Lift is generated by air flow over the wings. Air flows faster over the curved upper wing surface creating a lower pressure, while the slower air flow below the wing creates higher pressure—producing lift. The extent of lift depends on a wing's length (span), sweep and curvature (camber).   

Lift in helicopters is achieved by the main rotor blades that essentially serve as rotating wings. In addition to rotating, the main rotor blades can change angles that provide lift and, in conjunction with the tail rotor, give the helicopter its unique ability to hover.

Weight 

Weight is the downward force on an airplane caused by the pull of gravity. It acts opposite lift. If this force is stronger than lift, the airplane will descend. And vice versa. Weight is always changing as fuel is consumed. Accordingly, the force of lift must be continually adjusted by the pilot's controls to counter this changing weight and sustain level flight. 

Thrust 

Thrust is the forward force produced by turbine engines, which expel air rearward to push the aircraft forward; or by propellers, which pull it forward.
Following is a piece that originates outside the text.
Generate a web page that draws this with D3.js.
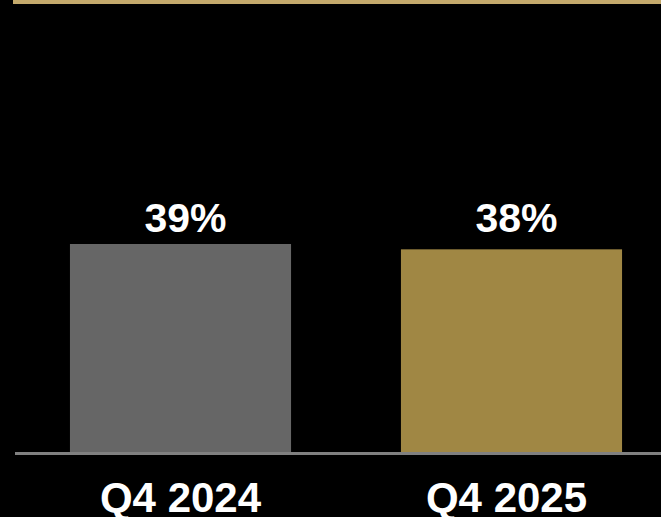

Thrust moves the airplane through the oncoming air overcoming drag to maintain or increase speed. The level of thrust required to create enough air flow over the wing to establish enough acceleration on takeoff and to climb to cruising altitude depends on the amount (pounds) of thrust produced, the aerodynamic efficiency of the wing and the effects of environmental factors, such as outside temperature, altitude, relative humidity, and wind velocity. 

These design and environmental elements determine how long a runway is required for take off. Because they need to build up to takeoff speed from a standing start, aircraft typically require more runway length to depart than to land.  

Drag 

Drag is the air resistance that opposes thrust. It's created primarily from airframe friction. Generally,  the more streamlined the aircraft, the less the drag. To make the airplane descend pilots reduce engine power so drag (and weight) overcome thrust and lift. 

To fly at a slower airspeeds and still overcome the forces of drag and weight, as on an approach to landing, the pilot lowers the flaps increasing the lift capability of the wing. In this configuration the airplane can slow to its landing speed yet have enough reserve thrust that if the landing suddenly must be aborted there is sufficient power to start an immediate climb for a go-around or flight to an alternate airport where a safe arrival is assured.